(Plotting code records)

§

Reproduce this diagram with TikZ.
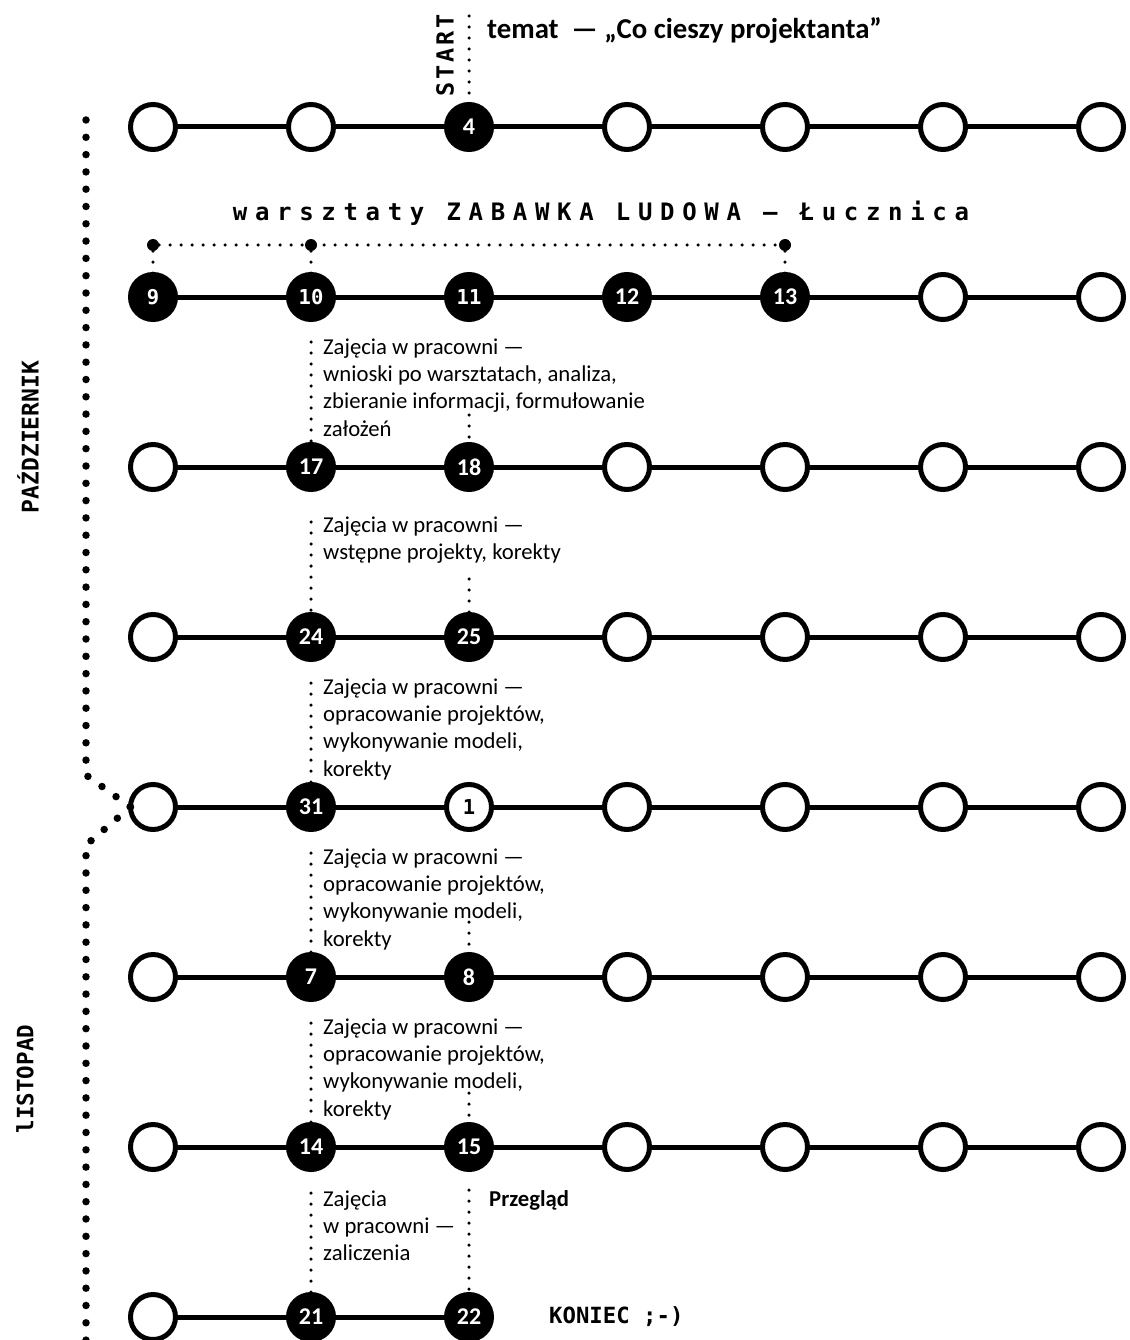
\documentclass[tikz,border=0pt]{standalone}
\usepackage{fontspec}
\setmainfont{Carlito}
\newfontfamily\monof{DejaVu Sans Mono}
\begin{document}
\begin{tikzpicture}[x=1pt,y=-1pt,
  day/.style={circle, draw=black, line width=5pt, minimum size=45pt, inner sep=0pt, outer sep=0pt},
  empty/.style={day, fill=white},
  full/.style={day, fill=black, text=white, font=\fontsize{24}{24}\selectfont\bfseries},
  fullmono/.style={day, fill=black, text=white, font=\fontsize{20.5}{20}\selectfont\monof\bfseries},
  hollowmono/.style={day, fill=white, text=black, font=\fontsize{20.5}{20}\selectfont\monof\bfseries},
  link/.style={line width=5pt},
  smalldots/.style={line width=3.5pt, line cap=round, dash pattern=on 0pt off 11pt},
  bigdots/.style={line width=7.5pt, line cap=round, dash pattern=on 0pt off 17.3pt},
  pin/.style={circle, fill=black, inner sep=0pt, minimum size=12pt},
  body/.style={font=\fontsize{22.7}{27.3}\selectfont, align=left, inner sep=0pt, anchor=north west},
  bodybold/.style={body, font=\fontsize{22.7}{27.3}\selectfont\bfseries},
  monolabel/.style={font=\fontsize{23}{23}\selectfont\monof\bfseries, inner sep=0pt},
]
\useasboundingbox (0,0) rectangle (1129,1340);

% ---- circles ----
\foreach \c/\s/\t in {1/empty/,2/empty/,3/full/4,4/empty/,5/empty/,6/empty/,7/empty/}
  \node[\s] (r1c\c) at ({153+158*(\c-1)},127) {\t};
\foreach \c/\s/\t in {1/fullmono/9,2/fullmono/10,3/fullmono/11,4/full/12,5/full/13,6/empty/,7/empty/}
  \node[\s] (r2c\c) at ({153+158*(\c-1)},297) {\t};
\foreach \c/\s/\t in {1/empty/,2/full/17,3/full/18,4/empty/,5/empty/,6/empty/,7/empty/}
  \node[\s] (r3c\c) at ({153+158*(\c-1)},467) {\t};
\foreach \c/\s/\t in {1/empty/,2/full/24,3/full/25,4/empty/,5/empty/,6/empty/,7/empty/}
  \node[\s] (r4c\c) at ({153+158*(\c-1)},637) {\t};
\foreach \c/\s/\t in {1/empty/,2/full/31,3/hollowmono/1,4/empty/,5/empty/,6/empty/,7/empty/}
  \node[\s] (r5c\c) at ({153+158*(\c-1)},807) {\t};
\foreach \c/\s/\t in {1/empty/,2/full/7,3/full/8,4/empty/,5/empty/,6/empty/,7/empty/}
  \node[\s] (r6c\c) at ({153+158*(\c-1)},977) {\t};
\foreach \c/\s/\t in {1/empty/,2/full/14,3/full/15,4/empty/,5/empty/,6/empty/,7/empty/}
  \node[\s] (r7c\c) at ({153+158*(\c-1)},1147) {\t};
\foreach \c/\s/\t in {1/empty/,2/full/21,3/full/22}
  \node[\s] (r8c\c) at ({153+158*(\c-1)},1317) {\t};

% ---- row links ----
\foreach \r in {1,...,7}
  \foreach \a/\b in {1/2,2/3,3/4,4/5,5/6,6/7}
    \draw[link] (r\r c\a) -- (r\r c\b);
\draw[link] (r8c1) -- (r8c2);
\draw[link] (r8c2) -- (r8c3);

% ---- month markers on the left ----
\coordinate (L1) at (86,120);
\coordinate (L2) at (86,775);
\coordinate (L3) at (86,845);
\coordinate (L4) at (86,1345);
\draw[bigdots] (L1) -- (L2) -- (r5c1.west);
\draw[bigdots] (r5c1.west) -- (L3) -- (L4);
\node[monolabel, rotate=90] (oct) at (28,437) {PAŹDZIERNIK};
\node[monolabel, font=\fontsize{22.5}{23}\selectfont\monof\bfseries, rotate=90] (nov) at (25,1079) {lISTOPAD};

% ---- start ----
\coordinate (s0) at (469,16);
\draw[smalldots] (s0) -- (r1c3.north);
\node[inner sep=0pt, rotate=90, font=\fontsize{23.5}{23}\selectfont\monof\bfseries\addfontfeature{LetterSpace=12}] (start) at (445,55) {START};
\node[anchor=base west, inner sep=0pt, font=\fontsize{28.8}{28}\selectfont\bfseries] (theme) at (487,39) {temat\ \ — „Co cieszy projektanta”};

% ---- workshop bracket ----
\node[monolabel, font=\fontsize{24}{24}\selectfont\monof\bfseries\addfontfeature{LetterSpace=32}] (ws) at (601,213) {warsztaty ZABAWKA LUDOWA — Łucznica};
\node[pin] (b1) at (153,245) {};
\node[pin] (b2) at (311,245) {};
\node[pin] (b3) at (785,245) {};
\draw[smalldots] (b1) -- (b3);
\draw[smalldots] (b1) -- (r2c1.north);
\draw[smalldots] (b2) -- (r2c2.north);
\draw[smalldots] (b3) -- (r2c5.north);

% ---- session notes ----
\coordinate (a1) at (311,342); \draw[smalldots] (a1) -- (r3c2.north);
\coordinate (a2) at (469,415); \draw[smalldots] (a2) -- (r3c3.north);
\node[body] (na) at (323,334) {\rule{0pt}{20pt}Zajęcia w pracowni —\\wnioski po warsztatach, analiza,\\zbieranie informacji, formułowanie\\założeń};

\coordinate (bb1) at (311,522); \draw[smalldots] (bb1) -- (r4c2.north);
\coordinate (bb2) at (469,579); \draw[smalldots] (bb2) -- (r4c3.north);
\node[body] (nb) at (323,512) {\rule{0pt}{20pt}Zajęcia w pracowni —\\wstępne projekty, korekty};

\coordinate (c1) at (311,683); \draw[smalldots] (c1) -- (r5c2.north);
\node[body] (nc) at (323,674) {\rule{0pt}{20pt}Zajęcia w pracowni —\\opracowanie projektów,\\wykonywanie modeli,\\korekty};

\coordinate (d1) at (311,853); \draw[smalldots] (d1) -- (r6c2.north);
\coordinate (d2) at (469,922); \draw[smalldots] (d2) -- (r6c3.north);
\node[body] (nd) at (323,844) {\rule{0pt}{20pt}Zajęcia w pracowni —\\opracowanie projektów,\\wykonywanie modeli,\\korekty};

\coordinate (e1) at (311,1023); \draw[smalldots] (e1) -- (r7c2.north);
\coordinate (e2) at (469,1093); \draw[smalldots] (e2) -- (r7c3.north);
\node[body] (ne) at (323,1014) {\rule{0pt}{20pt}Zajęcia w pracowni —\\opracowanie projektów,\\wykonywanie modeli,\\korekty};

\coordinate (f1) at (311,1193); \draw[smalldots] (f1) -- (r8c2.north);
\coordinate (f2) at (469,1190); \draw[smalldots] (f2) -- (r8c3.north);
\node[body] (nf) at (323,1186) {\rule{0pt}{20pt}Zajęcia\\w pracowni —\\zaliczenia};
\node[bodybold] (review) at (489,1186) {\rule{0pt}{20pt}Przegląd};

% ---- end ----
\node[anchor=west, inner sep=0pt, font=\fontsize{22.3}{22}\selectfont\monof\bfseries] (fin) at (549,1317) {KONIEC ;-)};
\end{tikzpicture}
\end{document}
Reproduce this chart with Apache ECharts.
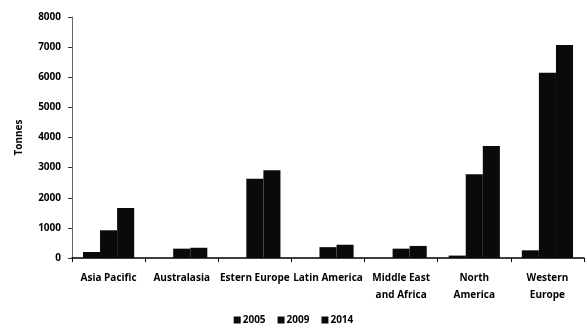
<!DOCTYPE html>
<html><head><meta charset="utf-8">
<script src="https://cdn.jsdelivr.net/npm/echarts@6/dist/echarts.min.js"></script>
<style>html,body{margin:0;padding:0;background:#fff}#c{width:587px;height:334px}</style>
</head><body><div id="c"></div>
<script>
const categories = ["Asia Pacific","Australasia","Estern Europe","Latin America","Middle East\nand Africa","North\nAmerica","Western\nEurope"];
const seriesNames = ["2005","2009","2014"];
const v2005 = [200, 0, 0, 0, 0, 80, 255];
const v2009 = [920, 310, 2630, 360, 310, 2780, 6150];
const v2014 = [1660, 340, 2910, 440, 400, 3720, 7070];
const yTicks = [0,1000,2000,3000,4000,5000,6000,7000,8000];

const font = {fontFamily:'"Open Sans", "Liberation Sans", sans-serif', fontWeight:'bold', color:'#000'};
const chart = echarts.init(document.getElementById('c'), null, {renderer:'canvas'});
const mk = (name, data) => ({name, type:'bar', data, barGap:'0%', barCategoryGap:'30%',
  itemStyle:{color:'#0a0a0a'}});
chart.setOption({
  animation:false,
  grid:{left:72, right:3, top:17, bottom:76, containLabel:false},
  legend:{bottom:4, left:'center', itemWidth:7, itemHeight:7, itemGap:12,
    icon:'rect', textStyle:Object.assign({fontSize:10, padding:[0,0,0,-3]}, font),
    data:seriesNames},
  xAxis:{type:'category', data:categories,
    axisLine:{lineStyle:{color:'#000', width:1.5}},
    axisTick:{show:true, length:4, lineStyle:{color:'#000'}},
    axisLabel:Object.assign({fontSize:10, margin:12, lineHeight:17, interval:0}, font)},
  yAxis:{type:'value', min:0, max:8000, interval:1000,
    name:'Tonnes', nameLocation:'middle', nameGap:48, nameRotate:90,
    nameTextStyle:Object.assign({fontSize:10}, font),
    axisLine:{show:true, lineStyle:{color:'#666', width:1}},
    axisTick:{show:true, length:4, lineStyle:{color:'#333'}},
    splitLine:{show:false},
    axisLabel:Object.assign({fontSize:10, margin:11,
      formatter:(v)=> yTicks.includes(v) ? String(v) : ''}, font)},
  series:[mk(seriesNames[0], v2005), mk(seriesNames[1], v2009), mk(seriesNames[2], v2014)]
});
</script></body></html>
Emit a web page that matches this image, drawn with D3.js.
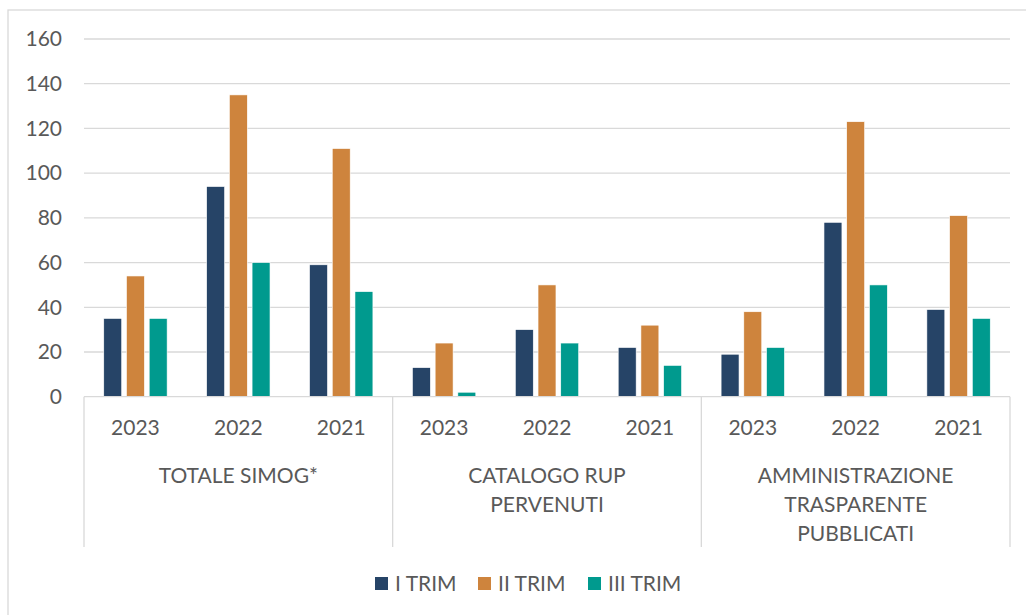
<!DOCTYPE html>
<html><head><meta charset="utf-8">
<script src="https://cdn.jsdelivr.net/npm/d3@7"></script>
<style>
html,body{margin:0;padding:0;background:#fff;}
svg{display:block;font-family:Lato,"Open Sans",sans-serif;}
</style></head>
<body>
<svg id="chart" width="1026" height="615"></svg>
<script>
const groups = [["TOTALE SIMOG*"],["CATALOGO RUP","PERVENUTI"],["AMMINISTRAZIONE","TRASPARENTE","PUBBLICATI"]];
const years = ["2023","2022","2021"];
const series = ["I TRIM","II TRIM","III TRIM"];
const colors = ["#264467","#CE843D","#009A8E"];
// values per category (group x year), order 2023, 2022, 2021
const trimI   = [35, 94, 59, 13, 30, 22, 19, 78, 39];
const trimII  = [54, 135, 111, 24, 50, 32, 38, 123, 81];
const trimIII = [35, 60, 47, 2, 24, 14, 22, 50, 35];
const yTicks = [0,20,40,60,80,100,120,140,160];

(function(){
const seriesVals = [trimI, trimII, trimIII];
const cats = [];
groups.forEach((g,gi)=>years.forEach((yr,yi)=>cats.push({id:gi+"-"+yr, g:gi, year:yr, idx:gi*3+yi})));

const svg = d3.select("#chart");
const pL=84, pR=1010, pT=39, pB=396.7;
const textColor="#595959", gridColor="#d9d9d9";
const fs = 21;

// outer border
svg.append("rect").attr("x",8).attr("y",10).attr("width",1040).attr("height",640)
  .attr("fill","none").attr("stroke",gridColor).attr("stroke-width",1.3);

const y = d3.scaleLinear().domain([0,160]).range([pB, pT]);
const x0 = d3.scaleBand().domain(cats.map(c=>c.id)).range([pL,pR]);
const x1 = d3.scaleBand().domain(series).range([0,x0.bandwidth()]).paddingInner(0.21).paddingOuter(0.87);
const xg = d3.scaleBand().domain(d3.range(groups.length)).range([pL,pR]);

// gridlines
svg.append("g").selectAll("line").data(yTicks.filter(t=>t>0)).join("line")
  .attr("x1",pL).attr("x2",pR).attr("y1",d=>y(d)).attr("y2",d=>y(d))
  .attr("stroke",gridColor).attr("stroke-width",1.3);

// y axis labels
const yAxis = d3.axisLeft(y).tickValues(yTicks).tickSize(0).tickPadding(22);
const ya = svg.append("g").attr("transform",`translate(${pL},0)`).call(yAxis);
ya.select(".domain").remove();
ya.selectAll("text").attr("fill",textColor).attr("font-size",fs).attr("font-family","Lato");

// bars
const cg = svg.append("g").selectAll("g").data(cats).join("g")
  .attr("transform",d=>`translate(${x0(d.id)},0)`);
cg.selectAll("rect").data(d=>series.map((s,si)=>({s, si, v:seriesVals[si][d.idx]}))).join("rect")
  .attr("x",d=>x1(d.s)).attr("width",x1.bandwidth())
  .attr("y",d=>y(d.v)).attr("height",d=>y(0)-y(d.v))
  .attr("fill",d=>colors[d.si]).attr("stroke","#ffffff").attr("stroke-width",0.6);

// category axis line
svg.append("line").attr("x1",pL).attr("x2",pR).attr("y1",pB).attr("y2",pB)
  .attr("stroke",gridColor).attr("stroke-width",1.3);
// separators
const seps = d3.range(groups.length+1).map(i=> i<groups.length ? xg(i) : pR);
svg.append("g").selectAll("line").data(seps).join("line")
  .attr("x1",d=>d).attr("x2",d=>d).attr("y1",pB).attr("y2",547)
  .attr("stroke",gridColor).attr("stroke-width",1.3);

// year labels
const xAxis = d3.axisBottom(x0).tickSize(0).tickPadding(23).tickFormat(id=>id.split("-")[1]);
const xa = svg.append("g").attr("transform",`translate(0,${pB})`).call(xAxis);
xa.select(".domain").remove();
xa.selectAll("text").attr("fill",textColor).attr("font-size",fs).attr("font-family","Lato");

// group labels
const gl = svg.append("g").selectAll("text").data(groups).join("text")
  .attr("x",(d,i)=>xg(i)+xg.bandwidth()/2).attr("y",483)
  .attr("text-anchor","middle").attr("fill",textColor).attr("font-size",fs);
gl.selectAll("tspan").data(d=>d).join("tspan")
  .attr("x",function(){return this.parentNode.getAttribute("x");})
  .attr("dy",(d,i)=>i===0?0:29).text(d=>d);

// legend
const legendX = [375, 478, 588];
const lg = svg.append("g").selectAll("g").data(series).join("g")
  .attr("transform",(d,i)=>`translate(${legendX[i]},577)`);
lg.append("rect").attr("width",13).attr("height",13).attr("fill",(d,i)=>colors[i]);
lg.append("text").attr("x",20).attr("y",14).attr("fill",textColor).attr("font-size",fs).text(d=>d);
})();
</script>
</body></html>
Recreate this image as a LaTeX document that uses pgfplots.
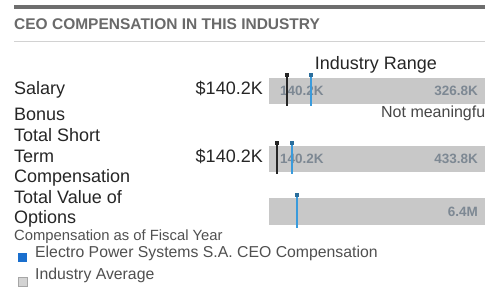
\documentclass[border=0pt]{standalone}
\usepackage{pgfplots}
\pgfplotsset{compat=1.18}
\usepackage{fontspec}
\setmainfont{Liberation Sans}
\definecolor{topline}{HTML}{6E6E6E}
\definecolor{thinline}{HTML}{D2D2D2}
\definecolor{titlec}{HTML}{6A6A6A}
\definecolor{labc}{HTML}{262626}
\definecolor{barg}{HTML}{C8C8C8}
\definecolor{bartxt}{HTML}{7D8893}
\definecolor{mblue}{HTML}{3A9BDC}
\definecolor{mbluecap}{HTML}{2B6E9C}
\definecolor{legblue}{HTML}{1A6FCE}
\definecolor{subc}{HTML}{505050}
\newcommand{\fs}[1]{\fontsize{#1}{#1}\selectfont}
\begin{document}
\begin{tikzpicture}
\path[clip, use as bounding box] (0,0) rectangle (485pt,288pt);
\fill[white] (0,0) rectangle (485pt,288pt);
\begin{axis}[at={(0,0)}, anchor=south west, scale only axis,
  width=485pt, height=288pt, xmin=0, xmax=485, ymin=0, ymax=288,
  y dir=reverse, axis lines=none, clip=false]
% rules
\addplot[topline, line width=4pt] coordinates {(14,7) (490,7)};
\addplot[thinline, line width=1pt] coordinates {(14,41.5) (490,41.5)};
% industry range bars
\addplot[fill=barg, draw=none] coordinates {(269,78) (490,78) (490,104) (269,104)} -- cycle;
\addplot[fill=barg, draw=none] coordinates {(269,146.5) (490,146.5) (490,172) (269,172)} -- cycle;
\addplot[fill=barg, draw=none] coordinates {(269,198) (490,198) (490,225) (269,225)} -- cycle;
% bar texts
\node[anchor=base west, text=bartxt, font=\fs{13.5}\bfseries, inner sep=0] at (axis cs:280,96) {140.2K};
\node[anchor=base east, text=bartxt, font=\fs{13.5}\bfseries, inner sep=0] at (axis cs:478,96) {326.8K};
\node[anchor=base west, text=bartxt, font=\fs{13.5}\bfseries, inner sep=0] at (axis cs:280,164) {140.2K};
\node[anchor=base east, text=bartxt, font=\fs{13.5}\bfseries, inner sep=0] at (axis cs:478,164) {433.8K};
\node[anchor=base east, text=bartxt, font=\fs{13.5}\bfseries, inner sep=0] at (axis cs:478,216.5) {6.4M};
% markers: CEO (black) and industry average (blue)
\addplot[labc, line width=1.6pt] coordinates {(287,74.5) (287,106)};
\addplot[mblue, line width=1.6pt] coordinates {(311,74.5) (311,106)};
\addplot[labc, line width=1.6pt] coordinates {(277,142.5) (277,174)};
\addplot[mblue, line width=1.6pt] coordinates {(292,142.5) (292,174)};
\addplot[mblue, line width=1.6pt] coordinates {(297,194) (297,228)};
\addplot[only marks, mark=square*, mark size=1.6pt, labc] coordinates {(287,75) (277,143)};
\addplot[only marks, mark=square*, mark size=1.6pt, mbluecap] coordinates {(311,75) (292,143) (297,194.5)};
% legend squares
\addplot[fill=legblue, draw=none] coordinates {(18,253) (27,253) (27,262) (18,262)} -- cycle;
\addplot[fill=barg!80!white, draw=gray!70] coordinates {(18,277) (27,277) (27,286) (18,286)} -- cycle;
% texts
\node[anchor=base west, text=titlec, font=\fs{15.5}\bfseries, inner sep=0] at (axis cs:14,30) {CEO COMPENSATION IN THIS INDUSTRY};
\node[anchor=base, text=labc, font=\fs{18}, inner sep=0] at (axis cs:376,70) {Industry Range};
\node[anchor=base west, text=labc, font=\fs{18}, inner sep=0] at (axis cs:14,95) {Salary};
\node[anchor=base east, text=labc, font=\fs{18}, inner sep=0] at (axis cs:263,95) {\$140.2K};
\node[anchor=base west, text=labc, font=\fs{18}, inner sep=0] at (axis cs:14,121) {Bonus};
\node[anchor=base east, text=labc!85, font=\fs{16}, inner sep=0] at (axis cs:489,118) {Not meaningful};
\node[anchor=base west, text=labc, font=\fs{18}, inner sep=0] at (axis cs:14,141.5) {Total Short};
\node[anchor=base west, text=labc, font=\fs{18}, inner sep=0] at (axis cs:14,162.5) {Term};
\node[anchor=base east, text=labc, font=\fs{18}, inner sep=0] at (axis cs:263,162.5) {\$140.2K};
\node[anchor=base west, text=labc, font=\fs{18}, inner sep=0] at (axis cs:14,183) {Compensation};
\node[anchor=base west, text=labc, font=\fs{18}, inner sep=0] at (axis cs:14,203.5) {Total Value of};
\node[anchor=base west, text=labc, font=\fs{18}, inner sep=0] at (axis cs:14,223.5) {Options};
\node[anchor=base west, text=subc, font=\fs{14.8}, inner sep=0] at (axis cs:14,241) {Compensation as of Fiscal Year};
\node[anchor=base west, text=subc, font=\fs{15.8}, inner sep=0] at (axis cs:35,257.5) {Electro Power Systems S.A. CEO Compensation};
\node[anchor=base west, text=subc, font=\fs{15.8}, inner sep=0] at (axis cs:35,279.5) {Industry Average};
\end{axis}
\end{tikzpicture}
\end{document}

§

EXERCISE DESCRIPTION
Every line from the top of the entries through the line that holds "(0,0) rectangle (1129,1340);" is to be quoted exactly, please, and nothing else; omit the pictures.

TASK SOLUTION
Reproduce this diagram with TikZ.
\documentclass[tikz,border=0pt]{standalone}
\usepackage{fontspec}
\setmainfont{Carlito}
\newfontfamily\monof{DejaVu Sans Mono}
\begin{document}
\begin{tikzpicture}[x=1pt,y=-1pt,
  day/.style={circle, draw=black, line width=5pt, minimum size=45pt, inner sep=0pt, outer sep=0pt},
  empty/.style={day, fill=white},
  full/.style={day, fill=black, text=white, font=\fontsize{24}{24}\selectfont\bfseries},
  fullmono/.style={day, fill=black, text=white, font=\fontsize{20.5}{20}\selectfont\monof\bfseries},
  hollowmono/.style={day, fill=white, text=black, font=\fontsize{20.5}{20}\selectfont\monof\bfseries},
  link/.style={line width=5pt},
  smalldots/.style={line width=3.5pt, line cap=round, dash pattern=on 0pt off 11pt},
  bigdots/.style={line width=7.5pt, line cap=round, dash pattern=on 0pt off 17.3pt},
  pin/.style={circle, fill=black, inner sep=0pt, minimum size=12pt},
  body/.style={font=\fontsize{22.7}{27.3}\selectfont, align=left, inner sep=0pt, anchor=north west},
  bodybold/.style={body, font=\fontsize{22.7}{27.3}\selectfont\bfseries},
  monolabel/.style={font=\fontsize{23}{23}\selectfont\monof\bfseries, inner sep=0pt},
]
\useasboundingbox (0,0) rectangle (1129,1340);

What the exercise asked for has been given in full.